Objective: Copy each line of the entries beneath that contains the word "down".

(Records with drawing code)
+ + + +

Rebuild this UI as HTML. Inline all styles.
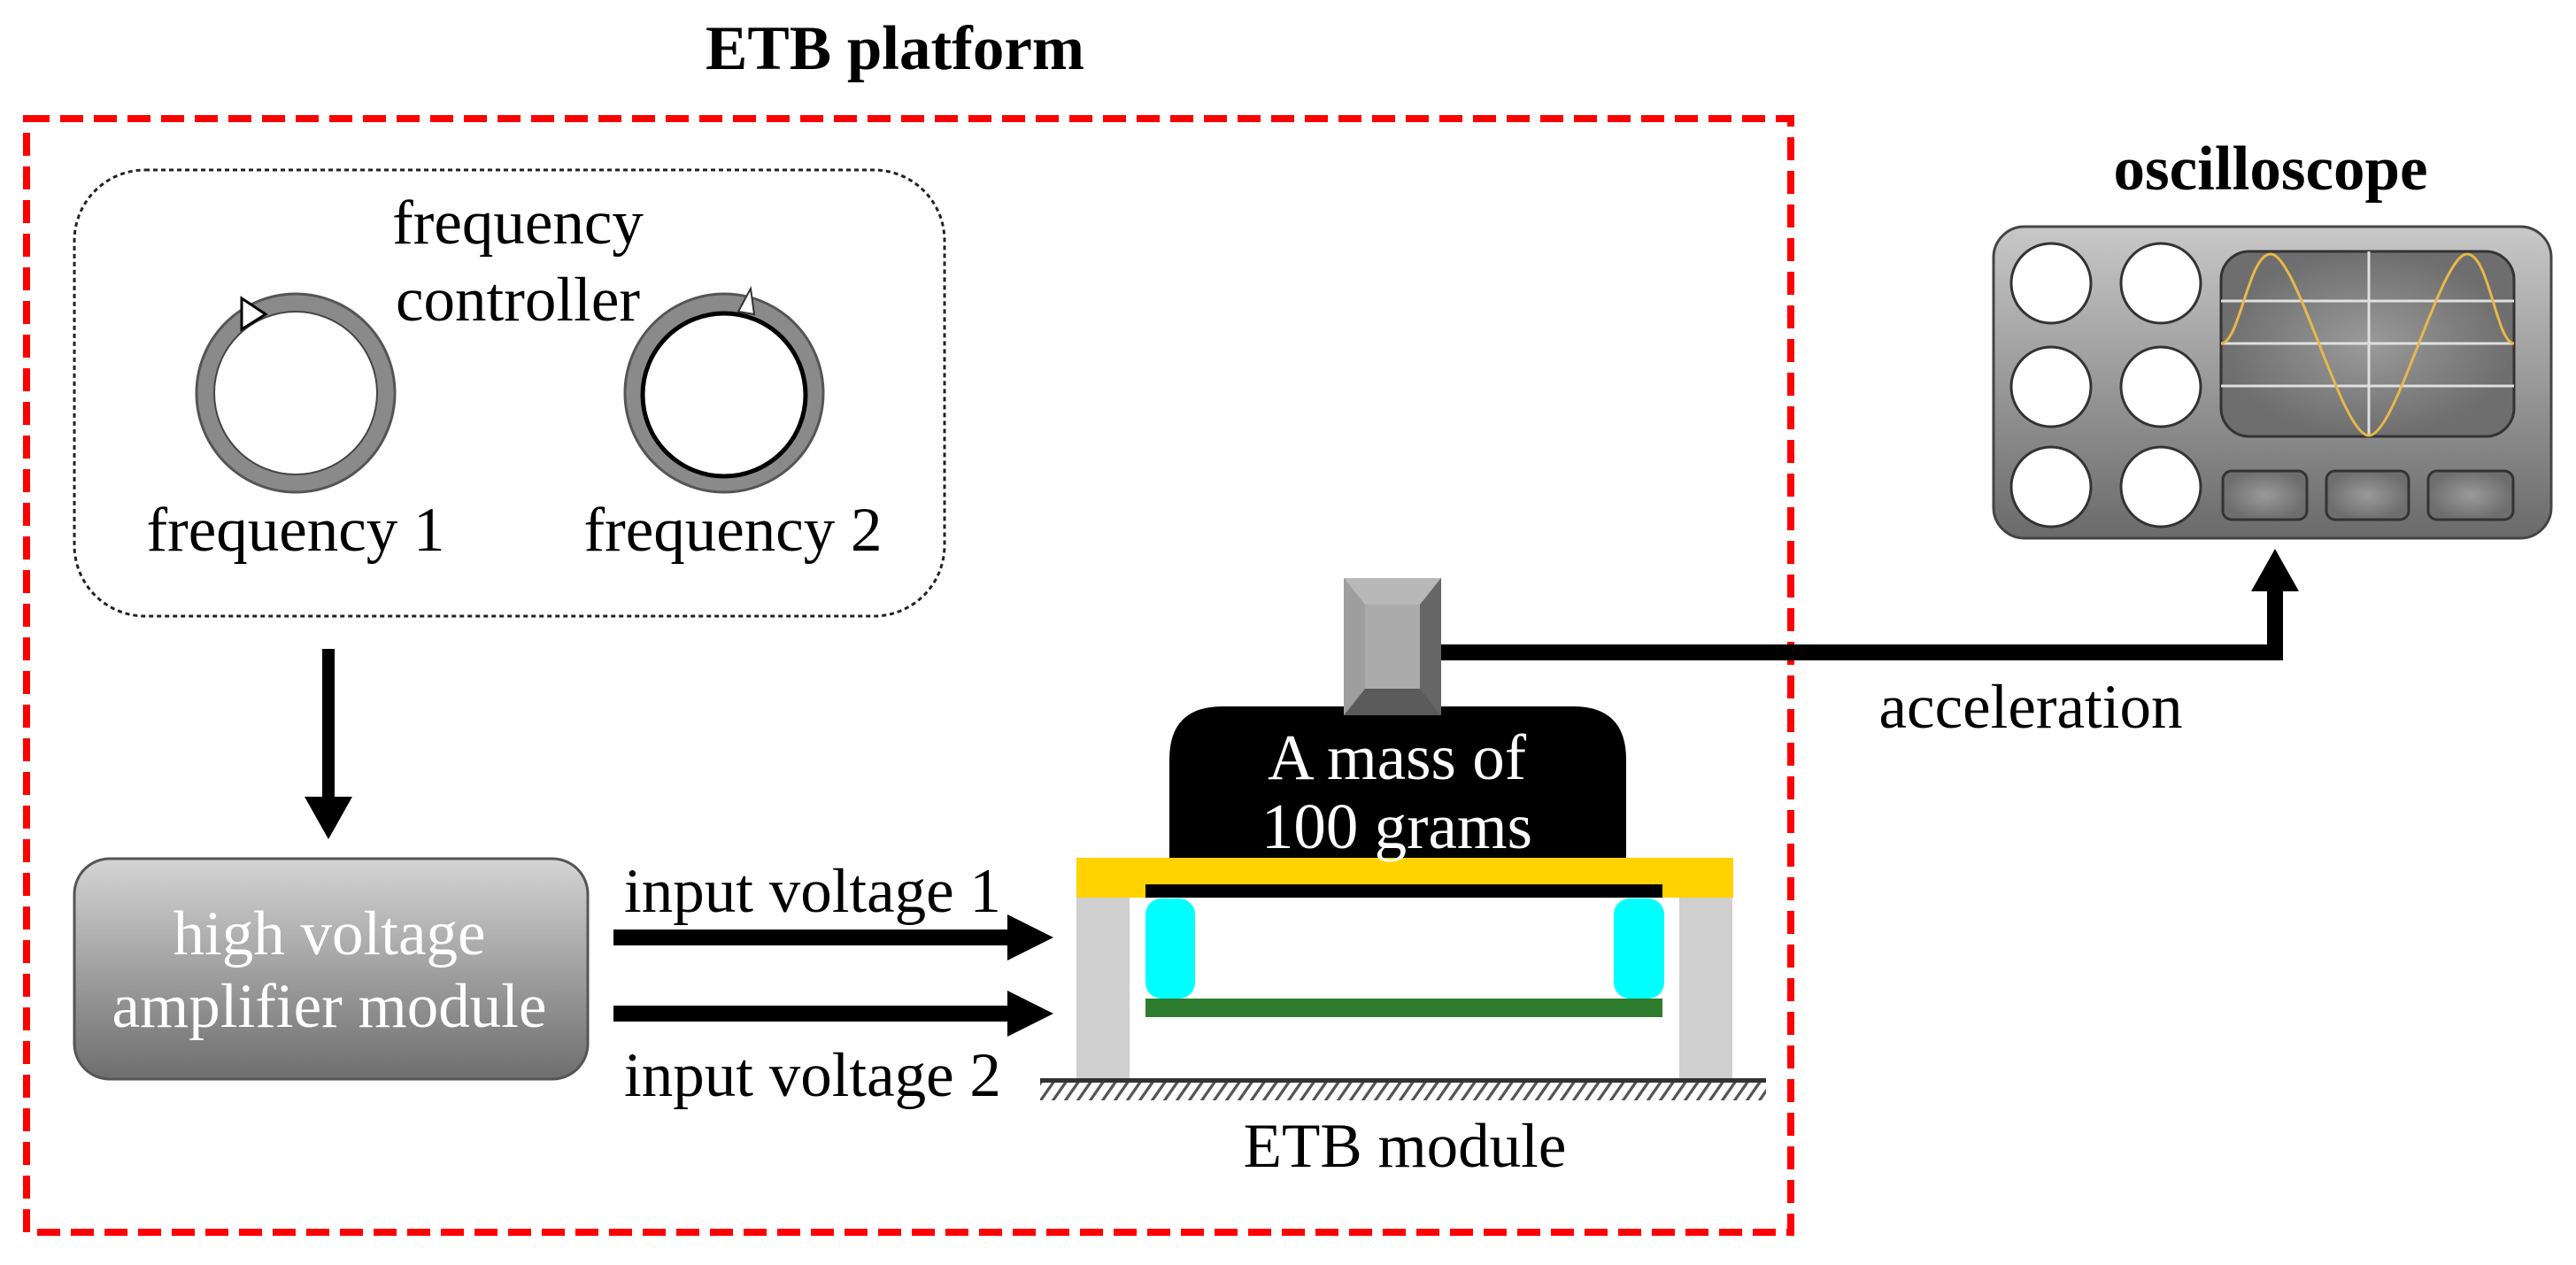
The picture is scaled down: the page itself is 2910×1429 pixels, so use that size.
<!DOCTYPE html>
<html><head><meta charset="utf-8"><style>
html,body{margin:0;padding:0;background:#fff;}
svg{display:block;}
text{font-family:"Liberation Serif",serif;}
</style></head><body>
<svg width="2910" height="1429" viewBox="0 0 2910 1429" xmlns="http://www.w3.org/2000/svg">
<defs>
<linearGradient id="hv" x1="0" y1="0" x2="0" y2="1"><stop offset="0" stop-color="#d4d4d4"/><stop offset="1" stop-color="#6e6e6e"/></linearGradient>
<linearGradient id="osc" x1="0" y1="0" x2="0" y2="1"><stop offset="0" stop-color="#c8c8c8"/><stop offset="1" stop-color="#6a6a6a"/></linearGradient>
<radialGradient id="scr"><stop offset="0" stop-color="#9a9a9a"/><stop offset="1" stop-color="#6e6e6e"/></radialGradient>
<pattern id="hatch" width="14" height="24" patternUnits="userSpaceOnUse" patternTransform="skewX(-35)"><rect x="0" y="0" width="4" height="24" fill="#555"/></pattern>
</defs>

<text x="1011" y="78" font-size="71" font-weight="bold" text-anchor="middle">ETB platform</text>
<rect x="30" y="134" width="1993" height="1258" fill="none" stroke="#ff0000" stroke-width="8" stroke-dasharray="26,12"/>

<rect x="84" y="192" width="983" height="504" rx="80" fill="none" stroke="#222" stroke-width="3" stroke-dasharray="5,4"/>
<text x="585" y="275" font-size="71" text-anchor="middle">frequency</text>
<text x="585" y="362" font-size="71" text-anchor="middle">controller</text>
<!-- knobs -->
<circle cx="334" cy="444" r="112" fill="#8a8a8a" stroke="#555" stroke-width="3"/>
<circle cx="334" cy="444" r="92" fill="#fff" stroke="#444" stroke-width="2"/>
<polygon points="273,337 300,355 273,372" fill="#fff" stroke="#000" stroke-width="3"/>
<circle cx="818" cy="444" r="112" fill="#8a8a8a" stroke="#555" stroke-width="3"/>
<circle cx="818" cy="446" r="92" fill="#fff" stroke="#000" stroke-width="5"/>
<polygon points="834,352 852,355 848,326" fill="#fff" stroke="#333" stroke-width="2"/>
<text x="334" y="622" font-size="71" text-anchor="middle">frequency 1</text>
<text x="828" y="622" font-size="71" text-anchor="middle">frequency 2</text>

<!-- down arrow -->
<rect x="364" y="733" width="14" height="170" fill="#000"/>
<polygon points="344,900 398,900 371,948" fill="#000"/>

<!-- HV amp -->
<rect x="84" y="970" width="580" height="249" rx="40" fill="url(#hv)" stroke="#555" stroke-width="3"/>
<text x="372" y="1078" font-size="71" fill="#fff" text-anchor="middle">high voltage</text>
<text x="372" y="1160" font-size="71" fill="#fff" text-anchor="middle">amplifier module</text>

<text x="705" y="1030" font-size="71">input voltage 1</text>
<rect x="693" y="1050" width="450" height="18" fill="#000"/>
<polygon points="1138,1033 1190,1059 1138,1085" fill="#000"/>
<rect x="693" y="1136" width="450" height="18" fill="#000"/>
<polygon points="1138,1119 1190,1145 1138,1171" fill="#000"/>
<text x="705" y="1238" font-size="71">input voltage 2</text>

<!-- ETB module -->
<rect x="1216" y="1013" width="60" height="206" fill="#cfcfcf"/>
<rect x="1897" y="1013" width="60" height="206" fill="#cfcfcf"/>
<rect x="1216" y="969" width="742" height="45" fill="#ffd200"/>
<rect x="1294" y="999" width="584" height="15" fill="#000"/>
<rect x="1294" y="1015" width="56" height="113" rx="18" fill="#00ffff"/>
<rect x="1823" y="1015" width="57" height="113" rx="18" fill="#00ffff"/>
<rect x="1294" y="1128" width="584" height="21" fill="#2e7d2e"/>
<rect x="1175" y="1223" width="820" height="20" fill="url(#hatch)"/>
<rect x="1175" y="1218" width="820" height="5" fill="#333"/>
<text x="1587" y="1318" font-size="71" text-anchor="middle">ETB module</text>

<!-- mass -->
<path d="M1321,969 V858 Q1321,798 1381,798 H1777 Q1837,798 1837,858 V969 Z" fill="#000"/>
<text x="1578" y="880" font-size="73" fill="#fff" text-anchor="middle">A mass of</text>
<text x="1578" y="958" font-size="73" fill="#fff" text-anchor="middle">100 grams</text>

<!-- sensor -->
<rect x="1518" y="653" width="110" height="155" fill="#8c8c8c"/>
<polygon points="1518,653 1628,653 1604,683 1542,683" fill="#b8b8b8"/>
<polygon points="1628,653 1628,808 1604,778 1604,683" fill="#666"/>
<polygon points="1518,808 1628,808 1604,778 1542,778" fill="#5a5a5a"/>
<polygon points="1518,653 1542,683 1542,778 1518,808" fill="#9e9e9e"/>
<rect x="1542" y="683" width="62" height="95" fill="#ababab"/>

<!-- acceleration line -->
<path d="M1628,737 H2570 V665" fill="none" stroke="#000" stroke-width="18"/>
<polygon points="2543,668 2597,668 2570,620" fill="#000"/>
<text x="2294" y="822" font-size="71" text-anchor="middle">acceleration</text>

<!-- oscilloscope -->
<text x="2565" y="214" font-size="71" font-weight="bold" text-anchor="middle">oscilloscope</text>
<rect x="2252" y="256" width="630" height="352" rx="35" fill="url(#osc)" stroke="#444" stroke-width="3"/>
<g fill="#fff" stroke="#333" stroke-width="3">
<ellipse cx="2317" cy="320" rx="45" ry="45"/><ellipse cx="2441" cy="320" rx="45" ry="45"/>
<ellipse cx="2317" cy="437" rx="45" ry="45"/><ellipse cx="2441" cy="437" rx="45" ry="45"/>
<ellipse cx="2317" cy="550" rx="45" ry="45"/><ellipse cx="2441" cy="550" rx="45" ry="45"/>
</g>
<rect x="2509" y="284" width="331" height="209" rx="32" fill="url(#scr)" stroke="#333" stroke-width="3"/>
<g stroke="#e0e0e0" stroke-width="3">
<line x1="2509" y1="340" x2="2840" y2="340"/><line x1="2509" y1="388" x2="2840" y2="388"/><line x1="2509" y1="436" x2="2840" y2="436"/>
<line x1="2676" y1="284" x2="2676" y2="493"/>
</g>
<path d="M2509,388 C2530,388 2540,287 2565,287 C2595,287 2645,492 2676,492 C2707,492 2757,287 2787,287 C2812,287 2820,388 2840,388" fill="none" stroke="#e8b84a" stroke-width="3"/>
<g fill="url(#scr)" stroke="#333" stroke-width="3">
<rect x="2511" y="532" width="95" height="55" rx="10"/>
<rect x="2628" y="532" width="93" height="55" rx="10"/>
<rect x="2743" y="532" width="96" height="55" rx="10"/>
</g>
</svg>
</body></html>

+ + + +

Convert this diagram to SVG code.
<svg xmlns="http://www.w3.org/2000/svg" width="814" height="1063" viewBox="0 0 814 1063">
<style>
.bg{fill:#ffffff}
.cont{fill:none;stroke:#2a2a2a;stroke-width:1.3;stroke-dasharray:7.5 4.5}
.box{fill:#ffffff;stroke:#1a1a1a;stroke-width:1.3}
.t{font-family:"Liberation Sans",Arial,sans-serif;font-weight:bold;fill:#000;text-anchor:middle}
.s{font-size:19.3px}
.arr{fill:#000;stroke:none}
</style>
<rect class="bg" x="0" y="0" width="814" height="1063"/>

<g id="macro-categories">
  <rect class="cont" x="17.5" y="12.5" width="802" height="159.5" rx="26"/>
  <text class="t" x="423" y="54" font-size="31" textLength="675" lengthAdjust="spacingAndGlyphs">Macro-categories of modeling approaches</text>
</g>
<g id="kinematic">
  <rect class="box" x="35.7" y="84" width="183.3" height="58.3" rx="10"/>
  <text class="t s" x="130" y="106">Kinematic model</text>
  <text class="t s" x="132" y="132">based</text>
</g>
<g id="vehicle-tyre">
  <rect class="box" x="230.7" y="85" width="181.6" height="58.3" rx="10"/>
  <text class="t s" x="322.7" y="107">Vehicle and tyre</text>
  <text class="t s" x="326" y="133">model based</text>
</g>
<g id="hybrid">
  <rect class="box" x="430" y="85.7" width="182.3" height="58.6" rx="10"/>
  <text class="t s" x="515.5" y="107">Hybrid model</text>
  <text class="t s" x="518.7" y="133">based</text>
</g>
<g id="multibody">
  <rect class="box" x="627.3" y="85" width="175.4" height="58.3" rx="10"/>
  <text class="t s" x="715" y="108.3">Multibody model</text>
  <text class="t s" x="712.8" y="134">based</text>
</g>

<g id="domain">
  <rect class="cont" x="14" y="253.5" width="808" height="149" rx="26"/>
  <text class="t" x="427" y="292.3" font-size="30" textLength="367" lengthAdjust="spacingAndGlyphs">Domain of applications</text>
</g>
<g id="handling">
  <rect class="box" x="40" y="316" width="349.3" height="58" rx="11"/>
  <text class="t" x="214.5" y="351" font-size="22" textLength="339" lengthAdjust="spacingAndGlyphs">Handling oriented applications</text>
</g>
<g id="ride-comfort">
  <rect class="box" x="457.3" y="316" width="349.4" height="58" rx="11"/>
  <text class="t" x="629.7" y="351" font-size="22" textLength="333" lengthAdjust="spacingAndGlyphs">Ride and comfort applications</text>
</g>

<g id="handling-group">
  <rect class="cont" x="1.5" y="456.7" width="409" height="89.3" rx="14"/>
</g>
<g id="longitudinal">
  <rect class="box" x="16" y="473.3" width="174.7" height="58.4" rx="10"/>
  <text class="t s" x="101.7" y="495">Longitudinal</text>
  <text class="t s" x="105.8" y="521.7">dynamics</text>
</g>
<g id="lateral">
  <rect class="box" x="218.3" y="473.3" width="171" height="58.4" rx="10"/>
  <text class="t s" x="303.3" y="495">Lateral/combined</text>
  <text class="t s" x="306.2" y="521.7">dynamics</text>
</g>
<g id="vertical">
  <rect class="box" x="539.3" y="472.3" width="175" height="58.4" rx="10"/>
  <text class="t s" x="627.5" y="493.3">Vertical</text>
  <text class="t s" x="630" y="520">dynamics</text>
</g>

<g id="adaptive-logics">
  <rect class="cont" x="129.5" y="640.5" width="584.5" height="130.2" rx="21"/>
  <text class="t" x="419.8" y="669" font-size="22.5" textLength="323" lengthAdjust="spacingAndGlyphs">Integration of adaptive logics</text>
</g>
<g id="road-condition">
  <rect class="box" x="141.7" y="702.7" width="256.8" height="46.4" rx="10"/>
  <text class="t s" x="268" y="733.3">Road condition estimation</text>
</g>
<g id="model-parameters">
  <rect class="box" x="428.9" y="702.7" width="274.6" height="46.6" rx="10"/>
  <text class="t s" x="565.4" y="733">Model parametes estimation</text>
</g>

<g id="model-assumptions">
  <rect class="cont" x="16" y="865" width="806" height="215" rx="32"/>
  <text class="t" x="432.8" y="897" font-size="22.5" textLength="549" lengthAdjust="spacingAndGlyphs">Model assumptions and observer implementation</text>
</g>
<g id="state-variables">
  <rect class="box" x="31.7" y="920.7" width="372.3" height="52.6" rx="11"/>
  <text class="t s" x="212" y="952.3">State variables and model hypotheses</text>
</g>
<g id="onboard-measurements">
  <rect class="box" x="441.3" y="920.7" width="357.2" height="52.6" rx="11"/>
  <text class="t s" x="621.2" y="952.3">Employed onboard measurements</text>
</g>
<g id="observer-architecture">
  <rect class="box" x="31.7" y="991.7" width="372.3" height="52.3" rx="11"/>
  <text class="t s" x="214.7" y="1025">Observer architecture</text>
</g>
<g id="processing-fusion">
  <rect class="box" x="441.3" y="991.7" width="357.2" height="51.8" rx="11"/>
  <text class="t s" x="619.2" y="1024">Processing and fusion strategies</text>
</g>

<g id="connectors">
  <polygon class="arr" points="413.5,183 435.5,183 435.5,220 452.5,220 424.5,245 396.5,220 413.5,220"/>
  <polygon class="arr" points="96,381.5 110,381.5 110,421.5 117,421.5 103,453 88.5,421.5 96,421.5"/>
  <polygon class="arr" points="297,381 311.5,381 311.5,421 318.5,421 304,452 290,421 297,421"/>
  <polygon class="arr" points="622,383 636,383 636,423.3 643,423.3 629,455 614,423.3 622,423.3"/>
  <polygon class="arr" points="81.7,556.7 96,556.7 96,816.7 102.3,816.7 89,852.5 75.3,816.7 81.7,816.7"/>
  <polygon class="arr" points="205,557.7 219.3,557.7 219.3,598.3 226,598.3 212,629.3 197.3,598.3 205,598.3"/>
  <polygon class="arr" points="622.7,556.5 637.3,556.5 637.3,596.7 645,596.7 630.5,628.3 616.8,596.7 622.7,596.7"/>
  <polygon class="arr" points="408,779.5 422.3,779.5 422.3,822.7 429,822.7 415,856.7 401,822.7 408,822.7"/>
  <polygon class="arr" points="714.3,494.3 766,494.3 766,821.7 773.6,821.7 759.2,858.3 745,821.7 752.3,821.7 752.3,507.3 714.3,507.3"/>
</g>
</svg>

+ + + +

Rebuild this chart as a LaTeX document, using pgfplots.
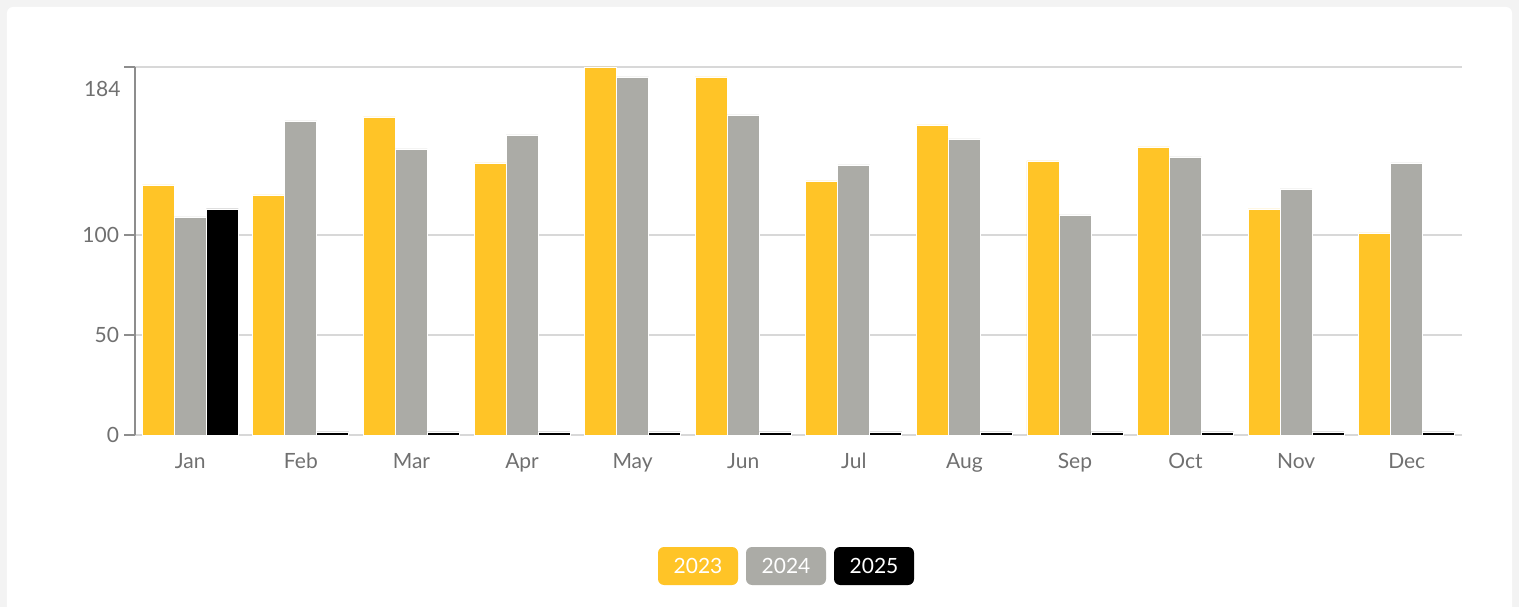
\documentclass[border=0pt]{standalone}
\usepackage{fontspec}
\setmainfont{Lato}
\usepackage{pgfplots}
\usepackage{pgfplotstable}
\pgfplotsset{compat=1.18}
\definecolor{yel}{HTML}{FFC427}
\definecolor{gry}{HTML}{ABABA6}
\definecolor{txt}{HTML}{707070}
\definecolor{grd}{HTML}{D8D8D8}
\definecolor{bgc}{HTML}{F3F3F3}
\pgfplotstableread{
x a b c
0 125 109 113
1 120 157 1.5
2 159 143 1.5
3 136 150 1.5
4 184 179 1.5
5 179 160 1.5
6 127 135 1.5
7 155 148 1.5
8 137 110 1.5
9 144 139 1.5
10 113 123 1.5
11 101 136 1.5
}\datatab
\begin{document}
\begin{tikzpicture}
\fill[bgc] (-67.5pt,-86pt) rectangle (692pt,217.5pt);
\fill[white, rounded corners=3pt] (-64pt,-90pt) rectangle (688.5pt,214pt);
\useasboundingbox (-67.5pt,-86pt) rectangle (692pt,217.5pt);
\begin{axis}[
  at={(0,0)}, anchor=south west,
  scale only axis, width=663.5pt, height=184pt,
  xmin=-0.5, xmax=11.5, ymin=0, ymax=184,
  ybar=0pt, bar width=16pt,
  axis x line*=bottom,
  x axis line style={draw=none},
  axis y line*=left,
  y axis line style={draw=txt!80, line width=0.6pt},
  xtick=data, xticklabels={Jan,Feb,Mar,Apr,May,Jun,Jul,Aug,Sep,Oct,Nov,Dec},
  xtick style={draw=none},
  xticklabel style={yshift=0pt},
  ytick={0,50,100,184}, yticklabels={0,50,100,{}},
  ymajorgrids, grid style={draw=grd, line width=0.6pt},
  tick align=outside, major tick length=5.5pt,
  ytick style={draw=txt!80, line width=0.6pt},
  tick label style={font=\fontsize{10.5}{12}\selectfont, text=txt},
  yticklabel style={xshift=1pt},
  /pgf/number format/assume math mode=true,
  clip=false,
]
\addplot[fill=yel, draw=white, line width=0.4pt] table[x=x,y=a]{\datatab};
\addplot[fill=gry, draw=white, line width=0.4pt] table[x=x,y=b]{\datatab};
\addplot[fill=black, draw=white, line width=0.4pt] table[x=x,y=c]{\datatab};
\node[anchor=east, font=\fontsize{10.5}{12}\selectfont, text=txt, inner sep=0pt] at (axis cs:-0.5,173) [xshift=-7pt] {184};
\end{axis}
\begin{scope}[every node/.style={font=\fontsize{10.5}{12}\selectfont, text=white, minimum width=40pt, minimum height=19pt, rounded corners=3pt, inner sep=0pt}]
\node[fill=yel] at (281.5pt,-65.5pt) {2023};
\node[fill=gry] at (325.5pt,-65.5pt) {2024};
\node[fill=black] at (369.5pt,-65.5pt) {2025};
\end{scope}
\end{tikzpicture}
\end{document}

+ + + +

Answer to this task:
The picture is scaled down: the page itself is 2910×1429 pixels, so use that size.
<!-- down arrow -->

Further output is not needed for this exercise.